… otherwise know as …

Okay so my last post was meant to be a combination of showcasing the importance of XSLT in the here and now and in the future, and to do so with some fun involved… It was also meant to lead into this post (now maybe the little side show regarding elevator music makes more sense?), one right after the other, but believe or not I got distracted by a thing or twelve and am only now sitting down to write the follow-up. :D

Alex Bosworth’s Weblog: Web Kills Copyright

Today , copyright infringement has never been more widespread, because it’s not about republishing, it’s about communication.

Wow.

So the above quote comes from one of the best summaries I’ve seen of why the current copyright law in place, and even more so how this so called copyright infringement isn’t that at all, and instead simple communication of which doesn’t require the need for EXTENSIVE and DESTRUCTIVE laws and legal actions taken because of these laws to ensure that peoples “property” is protected from “thieves”.

It doesn’t. And it seems to me that Alex has every intention of following in the footsteps of his Father in regards to his leadership ability and overall understanding of how stuff REALLY works in this world, to then act upon this knowledge, creating good things with this ability/skill and knowledge instead of destroying the potential for these good things to ever even exist in the first place.

Thanks Alex!

So three things:

- If you haven’t already, please see my post from a last week regarding the available stream and file downloads of Lawrence Lessig’s “Free Culture”. You can also visit Professor Lessigs follow-up announcement to this post.

- While you’re there (or if you’re still here ;) read this report from Professor Lessig’s recent trip to Japan. AMAZING stuff!

- Read Alex Bosworth’s above linked post from start to finish. Twice.

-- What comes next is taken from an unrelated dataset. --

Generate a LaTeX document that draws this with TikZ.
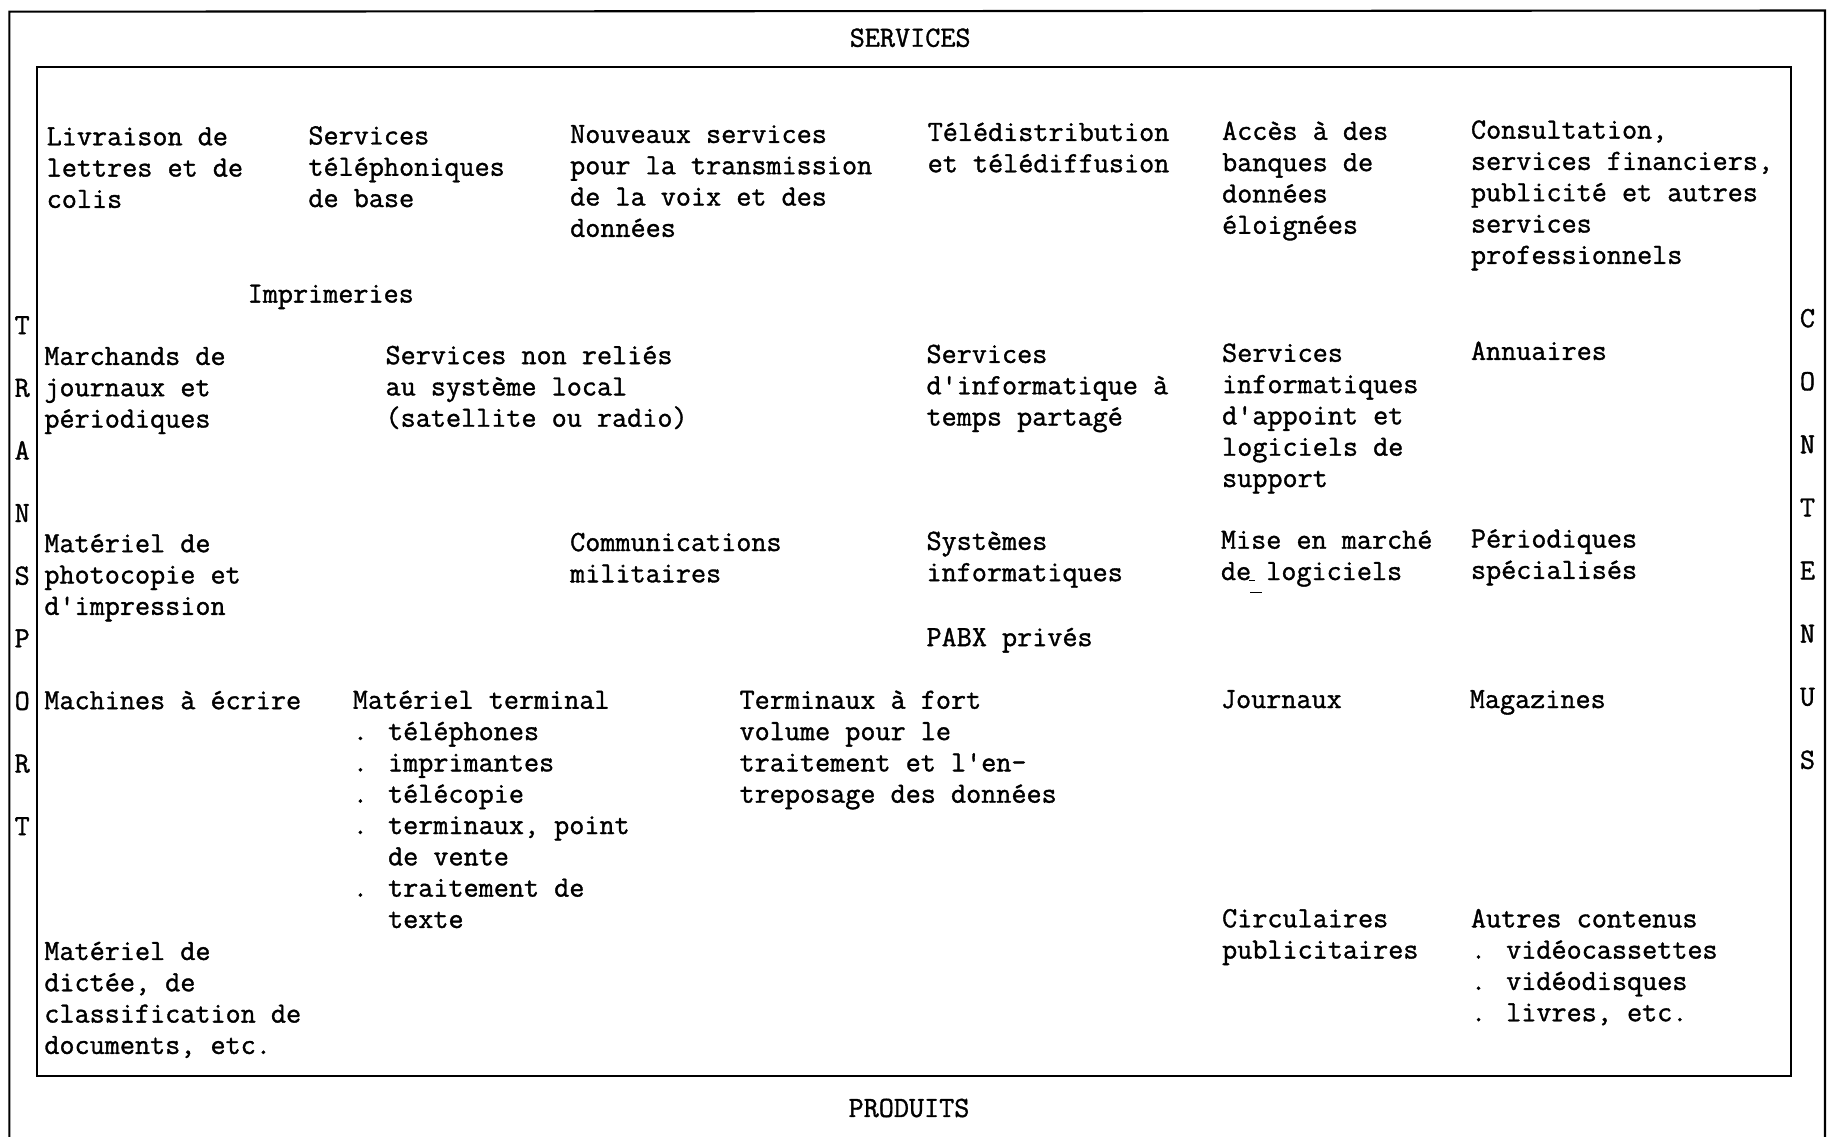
\documentclass[tikz,border=0pt]{standalone}
\usepackage{fontspec}
\newfontfamily\twfont{Latin Modern Mono}[FakeBold=1.2]
\tikzset{
  frame/.style={line width=1.8pt, draw=black},
  txt/.style={anchor=north west, yshift=16pt, inner sep=0pt, outer sep=0pt, align=left,
    execute at begin node={\rule{0pt}{20pt}},
    font=\twfont\fontsize{25.1}{26.8}\selectfont},
  one/.style={txt, yshift=4pt},
  lbl/.style={anchor=base, inner sep=0pt, outer sep=0pt,
    font=\twfont\fontsize{25.1}{26.8}\selectfont},
  tick/.style={line width=1.2pt},
}
\newcommand{\bsp}{\phantom{. }}
\begin{document}
\begin{tikzpicture}[x=1pt,y=-1pt]
\useasboundingbox (0,0) rectangle (1568,973);
% frames
\coordinate (obl) at (8,973);
\coordinate (otl) at (8,10);
\coordinate (otr) at (1562,9);
\coordinate (obr) at (1562,973);
\draw[frame] (obl) -- (otl) -- (otr) -- (obr);
\coordinate (itl) at (32,57);
\coordinate (ibr) at (1533,921);
\draw[frame] (itl) rectangle (ibr);
% axis labels
\node[lbl] (services) at (779,40) {SERVICES};
\node[lbl] (produits) at (778,956) {PRODUITS};
\foreach \l [count=\i from 0] in {T,R,A,N,S,P,O,R,T}
  \node[lbl] (tr\i) at (19,286+53.6*\i) {\l};
\foreach \l [count=\i from 0] in {C,O,N,T,E,N,U,S}
  \node[lbl] (co\i) at (1547,280+54*\i) {\l};
% row 1
\node[txt] (livraison) at (40,125) {Livraison de\\lettres et de\\colis};
\node[txt] (telbase) at (264,124) {Services\\téléphoniques\\de base};
\node[txt] (nouveaux) at (488,123) {Nouveaux services\\pour la transmission\\de la voix et des\\données};
\node[txt] (teledist) at (794,121) {Télédistribution\\et télédiffusion};
\node[txt] (acces) at (1046,120) {Accès à des\\banques de\\données\\éloignées};
\node[txt] (consult) at (1259,119) {Consultation,\\services financiers,\\publicité et autres\\services\\professionnels};
\node[one] (imprim) at (212,259) {Imprimeries};
% row 2
\node[txt] (marchands) at (38,313) {Marchands de\\journaux et\\périodiques};
\node[txt] (nonrelies) at (330,312) {Services non reliés\\au système local\\(satellite ou radio)};
\node[txt] (tempspart) at (793,311) {Services\\d'informatique à\\temps partagé};
\node[txt] (appoint) at (1046,310) {Services\\informatiques\\d'appoint et\\logiciels de\\support};
\node[one] (annuaires) at (1259,308) {Annuaires};
% row 3
\node[txt] (photocop) at (38,473) {Matériel de\\photocopie et\\d'impression};
\node[txt] (militaires) at (488,472) {Communications\\militaires};
\node[txt] (systemes) at (793,471) {Systèmes\\informatiques};
\node[txt] (marche) at (1045,470) {Mise en marché\\de logiciels};
\coordinate (ua1) at (1069,497);
\coordinate (ua2) at (1074,497);
\draw[tick] (ua1) -- (ua2);
\coordinate (us1) at (1070,507);
\coordinate (us2) at (1080,507);
\draw[tick] (us1) -- (us2);
\node[txt] (periodiques) at (1259,469) {Périodiques\\spécialisés};
\node[one] (pabx) at (793,553) {PABX privés};
% row 4
\node[one] (machines) at (38,607) {Machines à écrire};
\node[txt] (terminal) at (302,607) {Matériel terminal\\. téléphones\\. imprimantes\\. télécopie\\. terminaux, point\\\bsp de vente\\. traitement de\\\bsp texte};
\node[txt] (volume) at (633,607) {Terminaux à fort\\volume pour le\\traitement et l'en-\\treposage des données};
\node[one] (journaux) at (1045,606) {Journaux};
\node[one] (magazines) at (1258,606) {Magazines};
% row 5
\node[txt] (circulaires) at (1046,794) {Circulaires\\publicitaires};
\node[txt] (autres) at (1259,794) {Autres contenus\\. vidéocassettes\\. vidéodisques\\. livres, etc.};
\node[txt] (dictee) at (38,822) {Matériel de\\dictée, de\\classification de\\documents, etc.};
\end{tikzpicture}
\end{document}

Actually six things (eight if you read Alex’s post twice :)

- Read all of this again after that and MAKE SURE you visit my previous post and access Free Culture stream, or download the files (there are several links, so please visit the mentioned post to choose the one that fits your needs best) to listen to them on your media device of your own choosing.

It really and truly is one of the most important things you can do today, this week, month, and year.

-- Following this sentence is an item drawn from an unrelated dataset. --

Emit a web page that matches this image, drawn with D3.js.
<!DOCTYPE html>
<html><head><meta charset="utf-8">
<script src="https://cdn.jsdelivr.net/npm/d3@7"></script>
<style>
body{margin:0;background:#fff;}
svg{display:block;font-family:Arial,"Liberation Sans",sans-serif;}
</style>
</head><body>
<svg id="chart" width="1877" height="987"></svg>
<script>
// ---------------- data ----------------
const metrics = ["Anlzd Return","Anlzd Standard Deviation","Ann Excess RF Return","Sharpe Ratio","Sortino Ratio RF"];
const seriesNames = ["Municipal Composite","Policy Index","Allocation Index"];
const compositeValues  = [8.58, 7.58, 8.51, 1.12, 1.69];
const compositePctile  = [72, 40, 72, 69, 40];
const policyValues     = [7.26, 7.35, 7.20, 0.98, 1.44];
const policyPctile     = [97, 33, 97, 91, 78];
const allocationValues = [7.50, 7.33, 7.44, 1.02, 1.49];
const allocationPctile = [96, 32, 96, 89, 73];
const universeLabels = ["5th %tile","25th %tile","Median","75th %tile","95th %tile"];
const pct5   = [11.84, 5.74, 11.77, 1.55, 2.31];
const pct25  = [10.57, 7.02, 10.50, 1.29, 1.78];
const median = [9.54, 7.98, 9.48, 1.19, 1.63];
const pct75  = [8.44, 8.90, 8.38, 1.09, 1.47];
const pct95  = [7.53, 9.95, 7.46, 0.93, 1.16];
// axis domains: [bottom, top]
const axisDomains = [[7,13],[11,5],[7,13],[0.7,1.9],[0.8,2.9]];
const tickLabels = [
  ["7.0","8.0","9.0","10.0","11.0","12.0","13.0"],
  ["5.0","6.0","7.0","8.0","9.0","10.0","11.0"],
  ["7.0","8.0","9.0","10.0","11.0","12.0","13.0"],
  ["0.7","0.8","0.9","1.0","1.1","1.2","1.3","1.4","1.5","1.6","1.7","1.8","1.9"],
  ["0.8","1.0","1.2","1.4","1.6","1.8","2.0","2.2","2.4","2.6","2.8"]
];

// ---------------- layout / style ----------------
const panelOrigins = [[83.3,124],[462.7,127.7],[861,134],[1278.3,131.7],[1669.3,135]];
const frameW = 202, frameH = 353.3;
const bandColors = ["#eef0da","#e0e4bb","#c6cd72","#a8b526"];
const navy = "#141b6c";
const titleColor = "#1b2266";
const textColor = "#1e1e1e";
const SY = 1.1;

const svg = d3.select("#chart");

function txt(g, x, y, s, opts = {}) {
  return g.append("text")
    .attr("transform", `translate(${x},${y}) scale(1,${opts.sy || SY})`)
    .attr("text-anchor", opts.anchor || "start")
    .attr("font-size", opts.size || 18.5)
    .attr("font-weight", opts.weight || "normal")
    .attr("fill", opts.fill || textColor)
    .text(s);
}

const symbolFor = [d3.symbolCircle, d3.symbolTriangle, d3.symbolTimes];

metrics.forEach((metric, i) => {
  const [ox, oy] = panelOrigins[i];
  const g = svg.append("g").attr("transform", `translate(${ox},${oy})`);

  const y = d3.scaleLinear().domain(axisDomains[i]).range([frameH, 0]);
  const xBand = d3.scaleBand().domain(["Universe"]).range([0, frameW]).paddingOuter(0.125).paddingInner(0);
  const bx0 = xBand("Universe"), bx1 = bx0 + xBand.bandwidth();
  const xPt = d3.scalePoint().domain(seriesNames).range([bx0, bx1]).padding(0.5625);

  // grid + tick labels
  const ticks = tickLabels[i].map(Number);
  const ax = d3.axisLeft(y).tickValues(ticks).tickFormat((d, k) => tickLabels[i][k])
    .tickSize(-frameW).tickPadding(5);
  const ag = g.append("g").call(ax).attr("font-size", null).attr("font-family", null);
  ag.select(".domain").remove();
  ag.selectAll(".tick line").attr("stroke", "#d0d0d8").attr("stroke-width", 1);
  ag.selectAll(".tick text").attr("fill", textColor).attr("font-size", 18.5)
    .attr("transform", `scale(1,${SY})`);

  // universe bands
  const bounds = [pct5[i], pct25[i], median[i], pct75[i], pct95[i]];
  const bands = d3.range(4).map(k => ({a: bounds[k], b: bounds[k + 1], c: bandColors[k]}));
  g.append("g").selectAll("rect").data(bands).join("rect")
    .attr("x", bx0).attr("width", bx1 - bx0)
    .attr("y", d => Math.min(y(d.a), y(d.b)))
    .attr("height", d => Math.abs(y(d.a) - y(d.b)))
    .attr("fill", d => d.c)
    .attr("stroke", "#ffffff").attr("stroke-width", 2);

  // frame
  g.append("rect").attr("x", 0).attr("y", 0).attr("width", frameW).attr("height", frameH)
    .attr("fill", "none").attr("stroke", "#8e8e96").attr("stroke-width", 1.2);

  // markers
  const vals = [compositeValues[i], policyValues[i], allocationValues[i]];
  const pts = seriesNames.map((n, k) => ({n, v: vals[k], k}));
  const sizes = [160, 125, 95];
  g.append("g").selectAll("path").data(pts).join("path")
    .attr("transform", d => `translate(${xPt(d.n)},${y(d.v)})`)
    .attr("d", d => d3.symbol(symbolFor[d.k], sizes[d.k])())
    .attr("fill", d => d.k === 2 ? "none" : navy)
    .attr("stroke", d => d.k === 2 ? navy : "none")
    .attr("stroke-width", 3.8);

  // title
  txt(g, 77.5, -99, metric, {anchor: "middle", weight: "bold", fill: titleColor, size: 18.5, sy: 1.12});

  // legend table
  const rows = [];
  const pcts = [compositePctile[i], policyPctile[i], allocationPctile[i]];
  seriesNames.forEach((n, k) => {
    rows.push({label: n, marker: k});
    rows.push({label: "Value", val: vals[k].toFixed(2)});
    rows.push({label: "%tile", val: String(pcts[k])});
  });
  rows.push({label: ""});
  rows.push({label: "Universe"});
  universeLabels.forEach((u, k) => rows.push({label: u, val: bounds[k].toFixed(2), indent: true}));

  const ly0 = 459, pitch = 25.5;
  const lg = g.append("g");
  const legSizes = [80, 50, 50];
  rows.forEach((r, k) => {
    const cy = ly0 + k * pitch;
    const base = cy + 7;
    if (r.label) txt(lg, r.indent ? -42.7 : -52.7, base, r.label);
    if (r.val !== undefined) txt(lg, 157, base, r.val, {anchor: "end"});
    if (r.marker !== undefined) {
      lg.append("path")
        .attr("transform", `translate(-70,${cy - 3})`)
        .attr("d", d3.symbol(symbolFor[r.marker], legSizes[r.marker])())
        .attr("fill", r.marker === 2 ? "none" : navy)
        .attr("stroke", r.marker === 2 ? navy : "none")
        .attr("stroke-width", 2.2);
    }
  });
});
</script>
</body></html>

In fact, it even goes beyond that. This is about our freedom as a culture to continue to be a free culture. This is about each and every one of our lifetimes. This is REALLY important stuff!

Thanks :)

BTW… If AFTER you have visited the above links you have found yourself wondering what the last two titles are all about,

See “The Adam Bosworth Effect” tag on my personal blog which, in essence, starts off with a post regarding Adam Bosworths effect on the various applications that were being developed (like GMail) since his arrival at Google, something that a few months later would be termed Ajax.

Personally I prefer “The Adam Bosworth Effect” but from a marketing perspective TABE [1] is obviously a lot less attractive than Ajax, regardless of the fact that it was Adam Bosworth, Scott Isaacs, Derek Denny-Brown and an extended set of MS developers who originally put all of these technologies together, startfing first with DHTML, to then add the XMLHTTP ActiveX object, and MSXML which provided, among other things, a BLAZINGLY fast XML parser and XSLTransformations engine (with full support for XML Namespaces in their XPath implementation I might add ;) to the mix, and all of which took place in the 1997-2000 time frame.

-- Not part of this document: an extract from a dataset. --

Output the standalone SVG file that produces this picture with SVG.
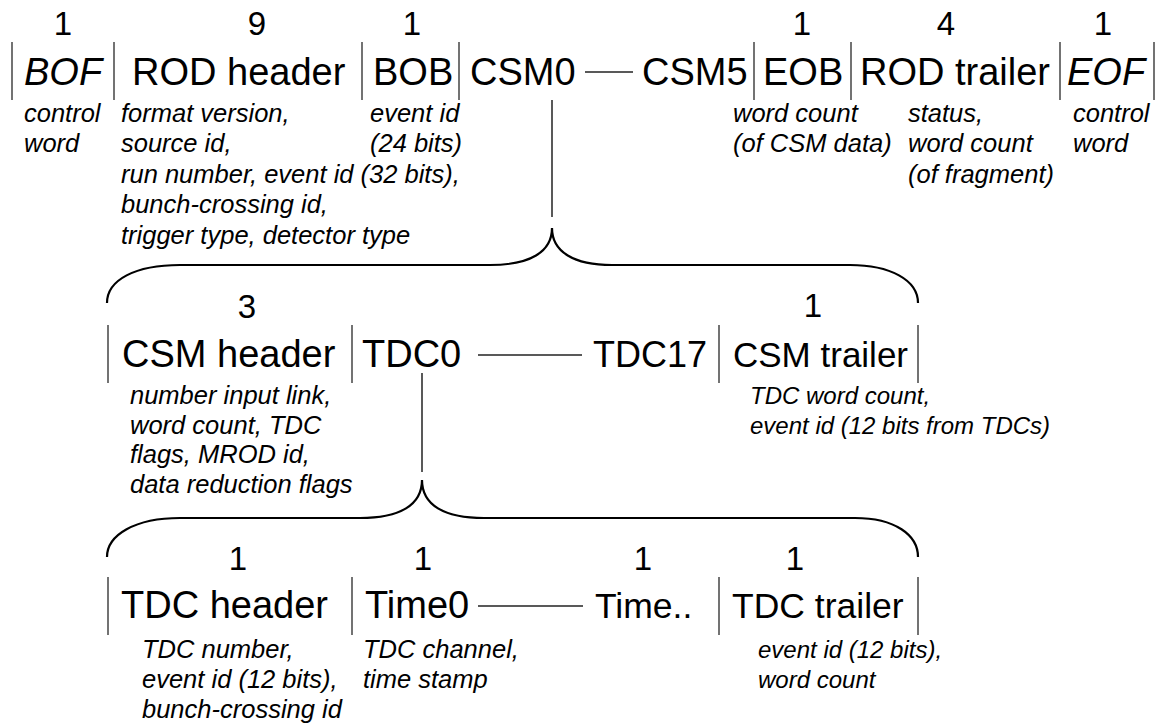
<svg xmlns="http://www.w3.org/2000/svg" width="1158" height="728" viewBox="0 0 1158 728">
<style>
.lbl{font-family:"Liberation Sans",Arial,sans-serif;font-size:38px;fill:#000}
.it{font-style:italic}
.num{font-family:"Liberation Sans",Arial,sans-serif;font-size:33px;fill:#000;text-anchor:middle}
.d{font-family:"Liberation Sans",Arial,sans-serif;font-size:25.5px;font-style:italic;fill:#000}
.ds{font-size:24px}
.bar{stroke:#444;stroke-width:1.5;fill:none}
.ln{stroke:#222;stroke-width:1.5;fill:none}
.br{stroke:#000;stroke-width:2.2;fill:none}
</style>
<rect width="1158" height="728" fill="#fff"/>
<g id="connectors">
<line class="ln" x1="552" y1="100" x2="552" y2="217"/>
<line class="ln" x1="422" y1="373" x2="422" y2="472"/>
<line class="ln" x1="585" y1="72" x2="633" y2="72"/>
<line class="ln" x1="478" y1="355" x2="582" y2="355"/>
<line class="ln" x1="478" y1="606" x2="583" y2="606"/>
<path class="br" d="M107,303 C107,280 135,265 180,265 L490,265 C530,265 552,252 552,228 C552,252 574,265 612,265 L850,265 C890,265 918,280 918,303"/>
<path class="br" d="M107,557 C107,535 135,518 180,518 L360,518 C400,518 422,505 422,480 C422,505 444,518 484,518 L855,518 C895,518 918,535 918,557"/>
</g>
<g id="bars">
<line class="bar" x1="12" y1="42" x2="12" y2="100"/>
<line class="bar" x1="114" y1="42" x2="114" y2="100"/>
<line class="bar" x1="362" y1="42" x2="362" y2="100"/>
<line class="bar" x1="459" y1="42" x2="459" y2="100"/>
<line class="bar" x1="754" y1="42" x2="754" y2="100"/>
<line class="bar" x1="851" y1="42" x2="851" y2="100"/>
<line class="bar" x1="1060" y1="42" x2="1060" y2="100"/>
<line class="bar" x1="1154" y1="42" x2="1154" y2="100"/>
<line class="bar" x1="108" y1="325" x2="108" y2="383"/>
<line class="bar" x1="352" y1="325" x2="352" y2="383"/>
<line class="bar" x1="719" y1="325" x2="719" y2="383"/>
<line class="bar" x1="918" y1="325" x2="918" y2="383"/>
<line class="bar" x1="108" y1="577" x2="108" y2="635"/>
<line class="bar" x1="352" y1="577" x2="352" y2="635"/>
<line class="bar" x1="719" y1="577" x2="719" y2="635"/>
<line class="bar" x1="918" y1="577" x2="918" y2="635"/>
</g>
<g id="BOF">
<text class="num" x="63" y="35">1</text>
<text class="lbl it" x="24" y="85">BOF</text>
<text class="d" x="24" y="122">control</text>
<text class="d" x="24" y="152">word</text>
</g>
<g id="RODheader">
<text class="num" x="257" y="35">9</text>
<text class="lbl" x="132" y="85">ROD header</text>
<text class="d" x="121" y="122">format version,</text>
<text class="d" x="121" y="152">source id,</text>
<text class="d" x="121" y="183">run number, event id (32 bits),</text>
<text class="d" x="121" y="213">bunch-crossing id,</text>
<text class="d" x="121" y="244">trigger type, detector type</text>
</g>
<g id="BOB">
<text class="num" x="412" y="35">1</text>
<text class="lbl" x="373" y="85">BOB</text>
<text class="d" x="370" y="122">event id</text>
<text class="d" x="370" y="152">(24 bits)</text>
</g>
<g id="CSM0"><text class="lbl" x="470" y="85">CSM0</text></g>
<g id="CSM5"><text class="lbl" x="642" y="85">CSM5</text></g>
<g id="EOB">
<text class="num" x="802" y="35">1</text>
<text class="lbl" x="763" y="85">EOB</text>
<text class="d" x="733" y="122">word count</text>
<text class="d" x="733" y="152">(of CSM data)</text>
</g>
<g id="RODtrailer">
<text class="num" x="946" y="35">4</text>
<text class="lbl" x="860" y="85">ROD trailer</text>
<text class="d" x="908" y="122">status,</text>
<text class="d" x="908" y="152">word count</text>
<text class="d" x="908" y="183">(of fragment)</text>
</g>
<g id="EOF">
<text class="num" x="1103" y="35">1</text>
<text class="lbl it" x="1067" y="85">EOF</text>
<text class="d" x="1073" y="122">control</text>
<text class="d" x="1073" y="152">word</text>
</g>
<g id="CSMheader">
<text class="num" x="247" y="318">3</text>
<text class="lbl" x="122" y="367">CSM header</text>
<text class="d" x="130" y="404">number input link,</text>
<text class="d" x="130" y="434">word count, TDC</text>
<text class="d" x="130" y="463">flags, MROD id,</text>
<text class="d" x="130" y="493">data reduction flags</text>
</g>
<g id="TDC0"><text class="lbl" x="362" y="367">TDC0</text></g>
<g id="TDC17"><text class="lbl" x="593" y="367" style="font-size:36px">TDC17</text></g>
<g id="CSMtrailer">
<text class="num" x="813" y="317">1</text>
<text class="lbl" x="733" y="367" style="font-size:35px">CSM trailer</text>
<text class="d ds" x="750" y="404">TDC word count,</text>
<text class="d ds" x="750" y="434">event id (12 bits from TDCs)</text>
</g>
<g id="TDCheader">
<text class="num" x="238" y="570">1</text>
<text class="lbl" x="121" y="618">TDC header</text>
<text class="d" x="142" y="658">TDC number,</text>
<text class="d" x="142" y="688">event id (12 bits),</text>
<text class="d" x="142" y="718">bunch-crossing id</text>
</g>
<g id="Time0">
<text class="num" x="423" y="570">1</text>
<text class="lbl" x="365" y="618">Time0</text>
<text class="d" x="363" y="658">TDC channel,</text>
<text class="d" x="363" y="688">time stamp</text>
</g>
<g id="TimeN">
<text class="num" x="643" y="570">1</text>
<text class="lbl" x="595" y="618" style="font-size:35.5px">Time..</text>
</g>
<g id="TDCtrailer">
<text class="num" x="795" y="570">1</text>
<text class="lbl" x="732" y="618" style="font-size:35.5px">TDC trailer</text>
<text class="d ds" x="758" y="658">event id (12 bits),</text>
<text class="d ds" x="758" y="688">word count</text>
</g>
</svg>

Of course, all of this work extends from the work of Tim Bray, Jean Paoli, C. M. Sperberg-McQueen, Eve Maler, François Yergeau, and of course James Clarke coupled with an entire force of XML and XSLT activists of which instead of listing them all here, I will instead suggest taking a look at the “Legends of the XSLT Community” list on the left hand side of my personal blog. (which, yes, I know is in DESPERATE need of attention to fix a whole slough of issues… someday Real Soon Now I will get to that ;)

[1] : re: TABE, no, I’m not suggesting that I ACTUALLY attempted to coin any sort of term in regards to what would later be termed Ajax. In fact, as pointed out in both the content and follow-up comments to this post (which is a follow-up a few days later to the original Ajax article by Jesse James Garret), while the article content was something I always thought was a good thing, the subject matter was something that had been in existence for YEARS, and was what Google, and Amazon, and Flickr, etc… have been building various apps in for a while — I don’t think any of us hacker folk ever really thought putting a name to the subject matter beyond what the technologies themselves were called was something that was even necessary. Obviously Jesse James Garret proved that, in fact, it WAS the name that was necessary to spark the revolution.